No quiso, eso sí, pasar a profesional, lo que hubiera sido el paso natural en aquella España en la que reinaba el boxeo, porque él quería ser otra vez olímpico. Y siguió en la selección española. Pero claro: aunque tenía una beca había que pensar en el futuro: En el Mundial de 1974 se clasificó para las semifinales cuando recibió una llamada de su esposa: En Ensidesa estaban admitiendo trabajadores. Se fue raudo a buscar a los responsables de la selección y les dijo que o le arreglaban el ingreso, o dejaba las semifinales y se volvía a Avilés a apuntarse al proceso. Se lo arregló la Atlética Avilesina y Enrique siguió en Cuba.

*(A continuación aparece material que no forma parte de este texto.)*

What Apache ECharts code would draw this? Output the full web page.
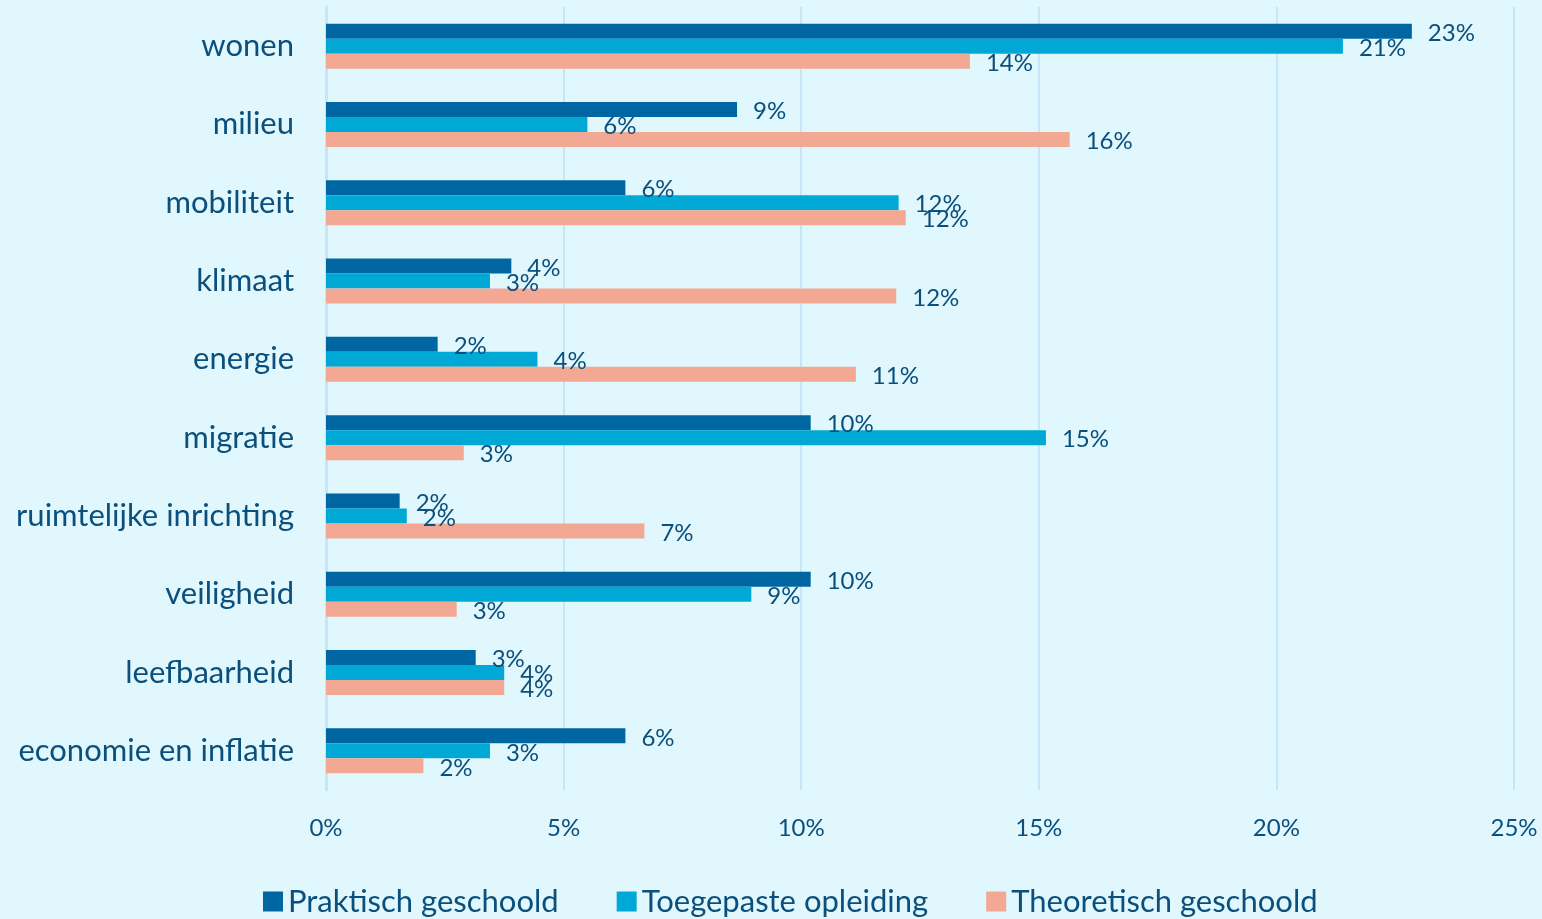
<!DOCTYPE html>
<html>
<head>
<meta charset="utf-8">
<script src="https://cdn.jsdelivr.net/npm/echarts@6/dist/echarts.min.js"></script>
<style>
  html, body { margin: 0; padding: 0; background: #e0f7fd; }
  #chart { width: 1542px; height: 919px; }
</style>
</head>
<body>
<div id="chart"></div>
<script>
  // categories, top to bottom
  var categories = ['wonen', 'milieu', 'mobiliteit', 'klimaat', 'energie', 'migratie',
    'ruimtelijke inrichting', 'veiligheid', 'leefbaarheid', 'economie en inflatie'];

  // percentages
  var praktisch = [22.85, 8.65, 6.3, 3.9, 2.35, 10.2, 1.55, 10.2, 3.15, 6.3];
  var toegepast = [21.4, 5.5, 12.05, 3.45, 4.45, 15.15, 1.7, 8.95, 3.75, 3.45];
  var theoretisch = [13.55, 15.65, 12.2, 12.0, 11.15, 2.9, 6.7, 2.75, 3.75, 2.05];

  var xTicks = [0, 5, 10, 15, 20, 25];

  var textColor = '#0b4f7c';
  var fontName = 'Lato';

  function makeSeries(name, values, color) {
    return {
      name: name,
      type: 'bar',
      data: values,
      barWidth: 15,
      barGap: '0%',
      itemStyle: { color: color },
      label: {
        show: true,
        position: 'right',
        distance: 16,
        offset: [0, 2],
        color: textColor,
        fontFamily: fontName,
        fontSize: 24,
        formatter: function (p) { return Math.round(p.value) + '%'; }
      }
    };
  }

  var chart = echarts.init(document.getElementById('chart'));
  chart.setOption({
    backgroundColor: '#e0f7fd',
    animation: false,
    textStyle: { fontFamily: fontName },
    grid: { left: 326, right: 28, top: 7, bottom: 129 },
    legend: {
      bottom: -3,
      left: 258,
      icon: 'rect',
      itemWidth: 20,
      itemHeight: 20,
      itemGap: 58,
      textStyle: { color: textColor, fontSize: 31, fontFamily: fontName },
      data: ['Praktisch geschoold', 'Toegepaste opleiding', 'Theoretisch geschoold']
    },
    xAxis: {
      type: 'value',
      min: xTicks[0],
      max: xTicks[xTicks.length - 1],
      interval: 5,
      axisLine: { show: false },
      axisTick: { show: false },
      splitLine: { lineStyle: { color: '#c5e6f7', width: 2 } },
      axisLabel: {
        color: textColor,
        fontSize: 24,
        fontFamily: fontName,
        margin: 26,
        formatter: '{value}%'
      }
    },
    yAxis: {
      type: 'category',
      inverse: true,
      data: categories,
      axisLine: { show: true, lineStyle: { color: '#c5e6f7', width: 3 } },
      axisTick: { show: false },
      axisLabel: {
        color: textColor,
        fontSize: 31,
        fontFamily: fontName,
        margin: 32
      }
    },
    series: [
      makeSeries('Praktisch geschoold', praktisch, '#0066a1'),
      makeSeries('Toegepaste opleiding', toegepast, '#00a8d6'),
      makeSeries('Theoretisch geschoold', theoretisch, '#f3a893')
    ]
  });
</script>
</body>
</html>
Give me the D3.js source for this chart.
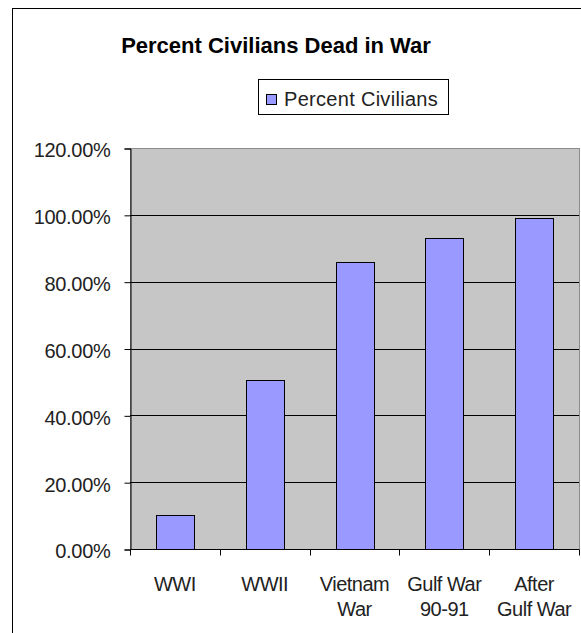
<!DOCTYPE html>
<html><head><meta charset="utf-8">
<script src="https://cdn.jsdelivr.net/npm/d3@7"></script>
<style>body{margin:0;background:#fff}svg{display:block}</style>
</head><body>
<script>
const categories = [["WWI"], ["WWII"], ["Vietnam", "War"], ["Gulf War", "90-91"], ["After", "Gulf War"]];
const values = [10.2, 50.6, 85.9, 93.0, 99.0];
const yTicks = [0, 20, 40, 60, 80, 100, 120];
const title = "Percent Civilians Dead in War";
const seriesName = "Percent Civilians";

const W = 581, H = 633;
const svg = d3.select("body").append("svg").attr("width", W).attr("height", H);
const font = "Arial, 'Liberation Sans', sans-serif";

// outer frame
svg.append("rect").attr("x", 12.5).attr("y", 8.5).attr("width", 620).attr("height", 640)
  .attr("fill", "#fff").attr("stroke", "#000").attr("stroke-width", 1);

const plot = {l: 130, t: 148, r: 579, b: 549};
const x = d3.scaleBand().domain(d3.range(categories.length)).range([plot.l, plot.r]).paddingInner(0.58).paddingOuter(0.29);
const xb = d3.scaleBand().domain(d3.range(categories.length)).range([plot.l, plot.r]);
const y = d3.scaleLinear().domain([0, 120]).range([plot.b, plot.t]);

svg.append("rect").attr("x", plot.l + 0.5).attr("y", plot.t + 0.5).attr("width", plot.r - plot.l).attr("height", plot.b - plot.t)
  .attr("fill", "#C6C6C6").attr("stroke", "#8c8c8c").attr("stroke-width", 1);

// gridlines
svg.append("g").selectAll("line").data(yTicks.filter(d => d > 0 && d < 120)).join("line")
  .attr("x1", plot.l).attr("x2", plot.r).attr("y1", d => Math.round(y(d)) + 0.5).attr("y2", d => Math.round(y(d)) + 0.5)
  .attr("stroke", "#000").attr("stroke-width", 1);

// bars
svg.append("g").selectAll("rect").data(values).join("rect")
  .attr("x", (d, i) => Math.round(x(i)) + 0.5).attr("y", d => Math.round(y(d)) + 0.5)
  .attr("width", Math.round(x.bandwidth())).attr("height", d => Math.round(y(0)) - Math.round(y(d)))
  .attr("fill", "#9999FF").attr("stroke", "#000").attr("stroke-width", 1);

// y axis
const yAxis = d3.axisLeft(y).tickValues(yTicks).tickSize(6).tickPadding(14)
  .tickFormat(d => d.toFixed(2) + "%");
const gy = svg.append("g").attr("transform", `translate(${plot.l + 0.5},0.5)`).call(yAxis);
gy.select(".domain").attr("stroke", "#000");
gy.selectAll(".tick line").attr("stroke", "#000");
gy.selectAll(".tick text").attr("font-family", font).attr("font-size", 20).attr("fill", "#222")
  .attr("letter-spacing", "-0.3").attr("dy", "0.42em");

// x axis
const gx = svg.append("g").attr("transform", `translate(0,${plot.b + 0.5})`);
gx.append("line").attr("x1", plot.l).attr("x2", plot.r).attr("stroke", "#000");
gx.selectAll("line.tk").data(d3.range(categories.length + 1)).join("line").attr("class", "tk")
  .attr("x1", i => Math.round(i < categories.length ? xb(i) : plot.r) + 0.5)
  .attr("x2", i => Math.round(i < categories.length ? xb(i) : plot.r) + 0.5)
  .attr("y1", 0).attr("y2", 6).attr("stroke", "#000");
const lbl = gx.selectAll("text").data(categories).join("text")
  .attr("text-anchor", "middle").attr("font-family", font).attr("font-size", 20).attr("fill", "#222")
  .attr("letter-spacing", "-0.5");
lbl.each(function (d, i) {
  const t = d3.select(this);
  d.forEach((s, k) => t.append("tspan").attr("x", xb(i) + xb.bandwidth() / 2).attr("y", 41 + k * 25).text(s));
});

// title
svg.append("text").attr("x", 276).attr("y", 53).attr("text-anchor", "middle")
  .attr("font-family", font).attr("font-weight", "bold").attr("font-size", 22).attr("fill", "#000").text(title);

// legend
const lg = svg.append("g");
lg.append("rect").attr("x", 258.5).attr("y", 79.5).attr("width", 190).attr("height", 35)
  .attr("fill", "#fff").attr("stroke", "#000");
lg.append("rect").attr("x", 266.5).attr("y", 94.5).attr("width", 10).attr("height", 10)
  .attr("fill", "#9999FF").attr("stroke", "#000");
lg.append("text").attr("x", 284).attr("y", 106).attr("font-family", font).attr("font-size", 20)
  .attr("letter-spacing", "0.3").attr("fill", "#222").text(seriesName);
</script>
</body></html>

Pero las cosas del boxeo: cuando en Montreal 1976 Enrique Rodríguez Cal, abanderado de la delegacíón, era favorito, avalado por medallas mundialistas, y había tenido suerte en el sorteo, un encontronazo fortuito le provocó un corte en la ceja. Y fue eliminado según las reglas del boxeo amateur. Y años después aún lo recordaba: "Cuando en Munich gané la medalla, no se cabía en el vestuario. Cuando perdí en Montreal estaba solo". Fue Ladislao Kubala, el seleccionador de fútbol, que estaba presente en el combate, quien le acompañó a que le cosieran la ceja.
Y no hubo una tercera experiencia. Al final, Dacal tuvo que hacerse profesional porque con familia que mantener, calculó que podría añadir más a su sueldo de Ensidesa así que con la beca amateur. Cosas de aquellos tiempos del boxeo olímpico amateur. Y allí, en Avilés, sigue el bueno de Enrique corriendo carreras populares. Al final, sí pudo correr su maratón.